(PROBLEM) Extract the lines of the material below, beginning with the first and ending with the line that holds "const drawOrder = [0,1,4,2,3];". Skip every picture.

(SUPPLIED DATA)
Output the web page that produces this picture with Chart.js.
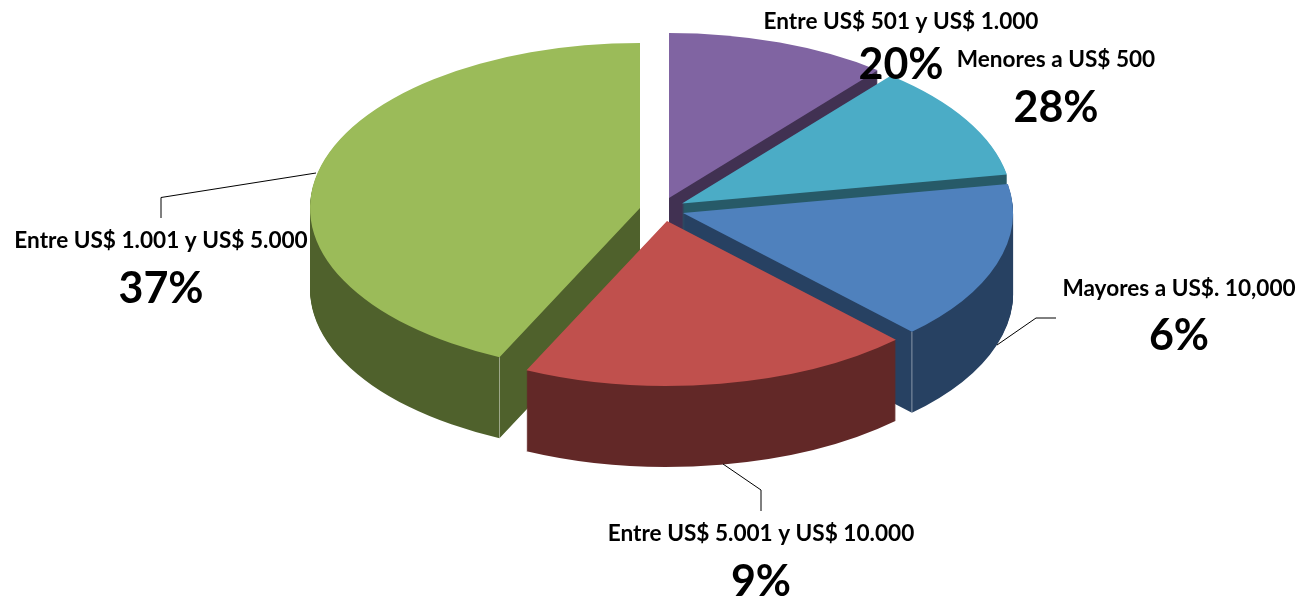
<!DOCTYPE html>
<html>
<head>
<meta charset="utf-8">
<style>html,body{margin:0;padding:0;background:#fff;overflow:hidden}canvas{display:block}</style>
<script src="https://cdn.jsdelivr.net/npm/chart.js@4"></script>
</head>
<body>
<div style="width:1306px;height:601px"><canvas id="c" width="1306" height="601"></canvas></div>
<script>
// Categories clockwise from 12 o'clock, as they appear in the picture
const categories = ["Entre US$ 501 y US$ 1.000","Menores a US$ 500","Mayores a US$. 10,000","Entre US$ 5.001 y US$ 10.000","Entre US$ 1.001 y US$ 5.000"];
// Printed percentages
const printedPercent = ["20%","28%","6%","9%","37%"];
// Slice shares as drawn in the picture (the drawn wedges do not follow the printed numbers)
const drawnShares = [10.9,11.3,15.6,19.2,43.0];
const topColors  = ["#8064a2","#4bacc6","#4f81bd","#c0504d","#9bbb59"];
const wallColors = ["#413152","#275a68","#274162","#622827","#4f612c"];
// Exploded-slice shift on screen
const shiftX = [9,22,23,7,-20];
const shiftY = [-12,-6.5,3,11,-2];
const drawOrder = [0,1,4,2,3];

const CX=660, CY=210, RX=330, TILT=0.5, DEPTH=81;
const labelFont='bold 22.6px Lato, Carlito, sans-serif', pctFont='bold 43px Lato, Carlito, sans-serif';
const labelPos=[[901,29,79],[1056,67,122],[1179,296,350],[761,541,596],[161,248,303]];
const leaders=[[[316,173],[161,197.5],[161,218]],[[997,345],[1036,318],[1056,318]],[[723,464],[761,490],[761,511]]];

const pie3d={
  id:'pie3d',
  beforeDatasetDraw(chart){
    const ctx=chart.ctx, arcs=chart.getDatasetMeta(0).data;
    const R=arcs[0].outerRadius, sx=RX/R, sy=RX*TILT/R;
    const place=(c,arc,i,d)=>{
      c.translate(CX+shiftX[i],CY+shiftY[i]+d); c.scale(sx,sy);
      c.translate(-arc.x,-arc.y);
    };
    const off=document.createElement('canvas');
    off.width=chart.width; off.height=chart.height;
    const oc=off.getContext('2d');
    drawOrder.forEach(i=>{
      const arc=arcs[i], base=arc.options;
      // side wall: extrude on a scratch layer, then flatten it to one colour
      oc.globalCompositeOperation='source-over';
      oc.clearRect(0,0,off.width,off.height);
      const wall=Object.create(base); wall.backgroundColor=wallColors[i];
      arc.options=wall;
      for(let d=DEPTH;d>=1;d--){oc.save();place(oc,arc,i,d);arc.draw(oc);oc.restore();}
      arc.options=base;
      oc.globalCompositeOperation='source-in';
      oc.fillStyle=wallColors[i];oc.fillRect(0,0,off.width,off.height);
      ctx.drawImage(off,0,0);
      ctx.save();place(ctx,arc,i,0);arc.draw(ctx);ctx.restore();
      // pale corner edge on the walls facing the viewer
      const corner = i===2?arc.endAngle : i===4?arc.startAngle : null;
      if(corner!==null){
        const x=CX+shiftX[i]+Math.cos(corner)*RX;
        const y=CY+shiftY[i]+Math.sin(corner)*RX*TILT;
        ctx.save();ctx.strokeStyle='rgba(255,255,255,.45)';ctx.lineWidth=1;
        ctx.beginPath();ctx.moveTo(x,y);ctx.lineTo(x,y+DEPTH);ctx.stroke();ctx.restore();
      }
    });
    return false;
  },
  afterDraw(chart){
    const ctx=chart.ctx;
    ctx.save();
    ctx.strokeStyle='#000';ctx.lineWidth=1;
    leaders.forEach(l=>{ctx.beginPath();l.forEach((p,j)=>j?ctx.lineTo(p[0],p[1]):ctx.moveTo(p[0],p[1]));ctx.stroke();});
    ctx.fillStyle='#000';ctx.textAlign='center';ctx.textBaseline='alphabetic';
    categories.forEach((t,i)=>{
      const [x,y1,y2]=labelPos[i];
      ctx.font=labelFont;ctx.fillText(t,x,y1);
      ctx.font=pctFont;ctx.fillText(printedPercent[i],x,y2);
    });
    ctx.restore();
  }
};

new Chart(document.getElementById('c'),{
  type:'pie',
  data:{labels:categories,datasets:[{data:drawnShares,backgroundColor:topColors,borderWidth:0}]},
  options:{
    responsive:false,animation:false,
    layout:{padding:0},
    plugins:{legend:{display:false},tooltip:{enabled:false}}
  },
  plugins:[pie3d]
});
</script>
</body>
</html>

(ANSWER FOR THE TASK)
Output the web page that produces this picture with Chart.js.
<!DOCTYPE html>
<html>
<head>
<meta charset="utf-8">
<style>html,body{margin:0;padding:0;background:#fff;overflow:hidden}canvas{display:block}</style>
<script src="https://cdn.jsdelivr.net/npm/chart.js@4"></script>
</head>
<body>
<div style="width:1306px;height:601px"><canvas id="c" width="1306" height="601"></canvas></div>
<script>
// Categories clockwise from 12 o'clock, as they appear in the picture
const categories = ["Entre US$ 501 y US$ 1.000","Menores a US$ 500","Mayores a US$. 10,000","Entre US$ 5.001 y US$ 10.000","Entre US$ 1.001 y US$ 5.000"];
// Printed percentages
const printedPercent = ["20%","28%","6%","9%","37%"];
// Slice shares as drawn in the picture (the drawn wedges do not follow the printed numbers)
const drawnShares = [10.9,11.3,15.6,19.2,43.0];
const topColors  = ["#8064a2","#4bacc6","#4f81bd","#c0504d","#9bbb59"];
const wallColors = ["#413152","#275a68","#274162","#622827","#4f612c"];
// Exploded-slice shift on screen
const shiftX = [9,22,23,7,-20];
const shiftY = [-12,-6.5,3,11,-2];
const drawOrder = [0,1,4,2,3];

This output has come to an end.